[Written instruction] Within the records that follow, find every line containing the string "this". Copy those lines.

[Exercise material]

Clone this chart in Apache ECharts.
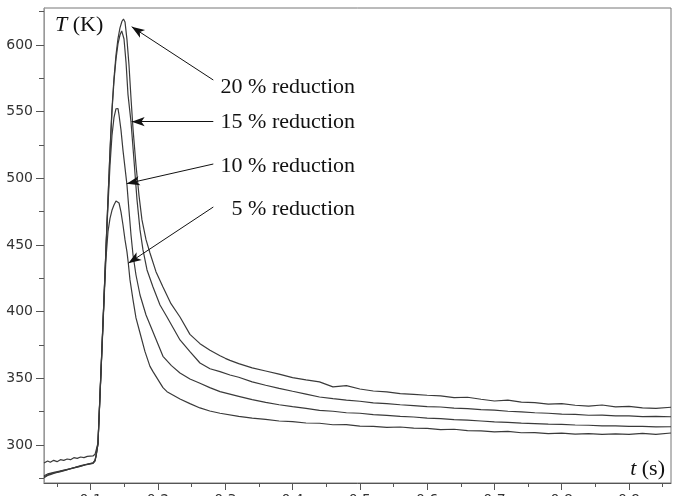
---
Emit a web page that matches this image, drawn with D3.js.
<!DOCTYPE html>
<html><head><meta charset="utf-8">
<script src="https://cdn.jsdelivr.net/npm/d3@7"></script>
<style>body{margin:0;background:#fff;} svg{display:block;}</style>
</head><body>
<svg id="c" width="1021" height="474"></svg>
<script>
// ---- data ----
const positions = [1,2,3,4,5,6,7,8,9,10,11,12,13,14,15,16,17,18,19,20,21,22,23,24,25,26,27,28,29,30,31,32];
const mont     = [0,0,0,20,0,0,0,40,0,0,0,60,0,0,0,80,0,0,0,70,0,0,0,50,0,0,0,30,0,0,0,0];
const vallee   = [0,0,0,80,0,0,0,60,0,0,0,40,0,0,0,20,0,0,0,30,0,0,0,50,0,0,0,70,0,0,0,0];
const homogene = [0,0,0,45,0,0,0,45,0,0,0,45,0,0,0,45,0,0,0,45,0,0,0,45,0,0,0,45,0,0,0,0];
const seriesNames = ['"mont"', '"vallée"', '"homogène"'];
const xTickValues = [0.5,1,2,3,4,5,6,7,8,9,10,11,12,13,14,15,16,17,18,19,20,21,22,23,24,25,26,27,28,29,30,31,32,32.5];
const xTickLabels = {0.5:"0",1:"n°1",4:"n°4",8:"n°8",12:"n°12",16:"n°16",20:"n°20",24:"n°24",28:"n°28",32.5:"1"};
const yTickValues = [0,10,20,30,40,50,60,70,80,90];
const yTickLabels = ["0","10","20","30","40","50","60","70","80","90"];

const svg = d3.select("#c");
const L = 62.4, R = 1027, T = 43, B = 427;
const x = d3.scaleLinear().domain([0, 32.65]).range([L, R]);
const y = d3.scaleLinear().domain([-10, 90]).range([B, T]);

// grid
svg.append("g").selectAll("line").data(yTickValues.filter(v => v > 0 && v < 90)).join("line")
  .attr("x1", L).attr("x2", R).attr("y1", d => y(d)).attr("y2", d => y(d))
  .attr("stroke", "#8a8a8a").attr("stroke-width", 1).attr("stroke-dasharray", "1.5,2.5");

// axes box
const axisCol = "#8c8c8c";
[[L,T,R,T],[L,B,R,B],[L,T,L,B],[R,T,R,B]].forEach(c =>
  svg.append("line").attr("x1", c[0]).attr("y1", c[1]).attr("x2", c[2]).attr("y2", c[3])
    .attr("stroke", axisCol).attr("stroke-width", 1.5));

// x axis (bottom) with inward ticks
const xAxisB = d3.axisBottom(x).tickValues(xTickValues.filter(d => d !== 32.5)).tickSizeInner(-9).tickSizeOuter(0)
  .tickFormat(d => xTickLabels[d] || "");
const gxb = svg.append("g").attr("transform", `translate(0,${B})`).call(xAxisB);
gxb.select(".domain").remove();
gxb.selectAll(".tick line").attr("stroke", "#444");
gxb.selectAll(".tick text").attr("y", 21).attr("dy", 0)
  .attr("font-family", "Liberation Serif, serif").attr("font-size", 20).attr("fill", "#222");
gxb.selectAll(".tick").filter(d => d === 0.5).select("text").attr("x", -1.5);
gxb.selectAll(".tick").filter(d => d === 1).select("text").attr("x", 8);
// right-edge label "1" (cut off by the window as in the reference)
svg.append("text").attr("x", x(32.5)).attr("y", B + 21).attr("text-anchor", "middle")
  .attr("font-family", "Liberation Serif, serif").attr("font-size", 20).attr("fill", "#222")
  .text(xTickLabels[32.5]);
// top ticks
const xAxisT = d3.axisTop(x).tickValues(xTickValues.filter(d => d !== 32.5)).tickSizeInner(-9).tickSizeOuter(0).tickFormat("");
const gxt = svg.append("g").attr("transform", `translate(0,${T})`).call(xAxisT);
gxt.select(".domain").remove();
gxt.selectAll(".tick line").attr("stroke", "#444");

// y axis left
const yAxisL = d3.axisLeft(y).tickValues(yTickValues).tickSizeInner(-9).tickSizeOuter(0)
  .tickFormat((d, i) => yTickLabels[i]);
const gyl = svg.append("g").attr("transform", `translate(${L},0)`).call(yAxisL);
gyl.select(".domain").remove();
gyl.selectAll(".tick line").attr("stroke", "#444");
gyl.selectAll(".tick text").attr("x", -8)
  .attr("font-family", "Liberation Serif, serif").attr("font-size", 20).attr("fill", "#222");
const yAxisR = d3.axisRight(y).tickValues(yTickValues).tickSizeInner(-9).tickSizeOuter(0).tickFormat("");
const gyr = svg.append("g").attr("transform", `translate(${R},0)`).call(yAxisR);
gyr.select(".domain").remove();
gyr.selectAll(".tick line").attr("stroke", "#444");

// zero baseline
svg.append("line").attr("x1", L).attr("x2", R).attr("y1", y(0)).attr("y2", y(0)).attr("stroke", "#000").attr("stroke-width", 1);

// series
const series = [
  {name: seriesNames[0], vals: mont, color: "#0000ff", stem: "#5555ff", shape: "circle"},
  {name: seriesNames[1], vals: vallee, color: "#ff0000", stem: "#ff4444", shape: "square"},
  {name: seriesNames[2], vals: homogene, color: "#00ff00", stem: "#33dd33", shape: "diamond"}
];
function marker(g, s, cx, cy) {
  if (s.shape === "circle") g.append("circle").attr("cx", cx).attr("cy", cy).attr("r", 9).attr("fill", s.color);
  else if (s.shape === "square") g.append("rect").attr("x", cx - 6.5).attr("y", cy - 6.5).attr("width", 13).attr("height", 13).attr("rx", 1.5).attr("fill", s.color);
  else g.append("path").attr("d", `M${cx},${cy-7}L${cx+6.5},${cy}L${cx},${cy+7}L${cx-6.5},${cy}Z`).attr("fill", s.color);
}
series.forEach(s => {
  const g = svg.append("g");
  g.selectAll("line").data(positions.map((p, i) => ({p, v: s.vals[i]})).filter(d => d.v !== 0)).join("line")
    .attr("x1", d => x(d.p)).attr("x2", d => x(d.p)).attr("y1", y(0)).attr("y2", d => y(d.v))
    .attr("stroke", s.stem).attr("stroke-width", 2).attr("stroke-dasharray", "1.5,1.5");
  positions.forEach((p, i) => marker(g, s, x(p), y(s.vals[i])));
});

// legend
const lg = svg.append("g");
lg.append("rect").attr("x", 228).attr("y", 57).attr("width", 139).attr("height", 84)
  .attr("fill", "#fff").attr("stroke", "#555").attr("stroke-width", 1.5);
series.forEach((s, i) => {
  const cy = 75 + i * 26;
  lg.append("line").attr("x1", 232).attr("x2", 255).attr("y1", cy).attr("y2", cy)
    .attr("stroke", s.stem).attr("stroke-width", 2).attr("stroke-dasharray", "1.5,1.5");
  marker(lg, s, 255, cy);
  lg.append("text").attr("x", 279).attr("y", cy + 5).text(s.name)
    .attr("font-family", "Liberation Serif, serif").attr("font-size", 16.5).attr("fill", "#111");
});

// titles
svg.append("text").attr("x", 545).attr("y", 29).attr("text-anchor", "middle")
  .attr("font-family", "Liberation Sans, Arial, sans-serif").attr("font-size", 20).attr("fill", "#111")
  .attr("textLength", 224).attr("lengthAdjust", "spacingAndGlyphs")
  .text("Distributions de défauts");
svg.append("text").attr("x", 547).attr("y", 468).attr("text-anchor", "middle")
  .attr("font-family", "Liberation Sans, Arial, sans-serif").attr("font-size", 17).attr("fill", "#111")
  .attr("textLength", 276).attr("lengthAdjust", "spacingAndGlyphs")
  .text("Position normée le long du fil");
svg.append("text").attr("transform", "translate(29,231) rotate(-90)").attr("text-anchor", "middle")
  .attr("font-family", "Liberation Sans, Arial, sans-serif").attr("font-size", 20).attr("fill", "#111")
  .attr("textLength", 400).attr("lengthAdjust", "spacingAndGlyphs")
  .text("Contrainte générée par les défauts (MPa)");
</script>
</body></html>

[Task result]
Clone this chart in Apache ECharts.
Emit a web page that matches this image, drawn with D3.js.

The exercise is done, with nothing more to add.